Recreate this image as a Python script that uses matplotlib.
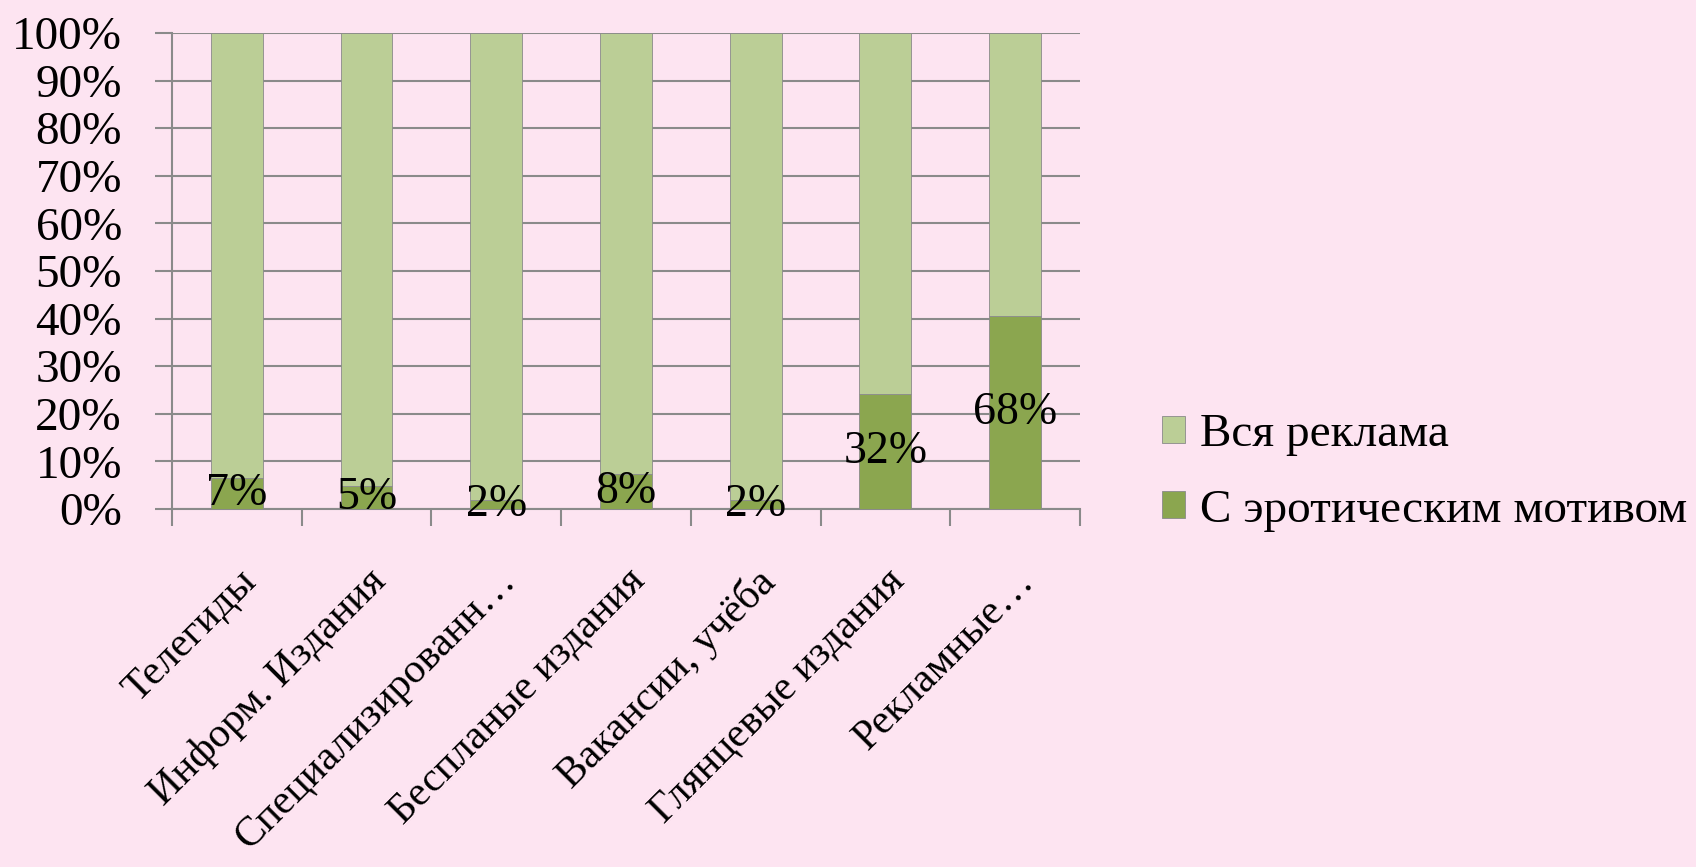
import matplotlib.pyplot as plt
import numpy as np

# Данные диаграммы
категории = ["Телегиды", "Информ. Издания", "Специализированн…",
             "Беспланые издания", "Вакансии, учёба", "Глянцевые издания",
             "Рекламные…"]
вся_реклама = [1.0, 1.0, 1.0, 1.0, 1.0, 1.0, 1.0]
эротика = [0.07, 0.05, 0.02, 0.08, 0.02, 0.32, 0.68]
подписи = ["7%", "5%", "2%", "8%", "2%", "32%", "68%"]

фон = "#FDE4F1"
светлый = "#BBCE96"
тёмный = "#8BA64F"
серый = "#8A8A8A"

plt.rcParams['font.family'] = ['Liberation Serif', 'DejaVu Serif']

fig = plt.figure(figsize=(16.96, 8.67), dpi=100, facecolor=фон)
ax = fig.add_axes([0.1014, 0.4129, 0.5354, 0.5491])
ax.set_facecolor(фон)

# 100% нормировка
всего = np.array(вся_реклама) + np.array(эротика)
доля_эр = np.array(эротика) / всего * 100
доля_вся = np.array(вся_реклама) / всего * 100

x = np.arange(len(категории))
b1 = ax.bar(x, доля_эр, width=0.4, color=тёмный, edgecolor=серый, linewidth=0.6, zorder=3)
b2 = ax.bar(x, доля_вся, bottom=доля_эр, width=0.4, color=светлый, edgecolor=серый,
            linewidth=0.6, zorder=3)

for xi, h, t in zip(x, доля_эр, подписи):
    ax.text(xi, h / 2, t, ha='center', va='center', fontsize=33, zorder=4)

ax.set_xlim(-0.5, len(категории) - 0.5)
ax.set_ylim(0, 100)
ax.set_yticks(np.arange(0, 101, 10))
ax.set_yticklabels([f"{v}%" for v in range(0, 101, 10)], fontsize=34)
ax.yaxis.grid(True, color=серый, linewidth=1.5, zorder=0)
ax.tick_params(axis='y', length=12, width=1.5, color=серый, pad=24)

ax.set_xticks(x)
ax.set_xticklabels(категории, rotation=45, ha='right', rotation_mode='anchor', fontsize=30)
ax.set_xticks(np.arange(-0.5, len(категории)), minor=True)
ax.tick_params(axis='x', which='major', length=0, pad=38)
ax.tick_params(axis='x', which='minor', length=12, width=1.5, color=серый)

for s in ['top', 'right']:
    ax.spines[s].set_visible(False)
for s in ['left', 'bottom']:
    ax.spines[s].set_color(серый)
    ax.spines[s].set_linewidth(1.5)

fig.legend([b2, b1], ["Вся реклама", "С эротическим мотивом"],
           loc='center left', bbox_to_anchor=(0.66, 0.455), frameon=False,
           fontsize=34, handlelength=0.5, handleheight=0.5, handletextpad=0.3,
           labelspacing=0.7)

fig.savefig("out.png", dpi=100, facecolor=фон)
━━━━━━━━━━
▶ _WORK REQUIRED_: Leave out the pictures, then repeat the listing above exactly from its first line to the line with "import numpy as np", inclusive.

▶ _ANSWER TO THIS TASK_:
Recreate this image as a Python script that uses matplotlib.
import matplotlib.pyplot as plt
import numpy as np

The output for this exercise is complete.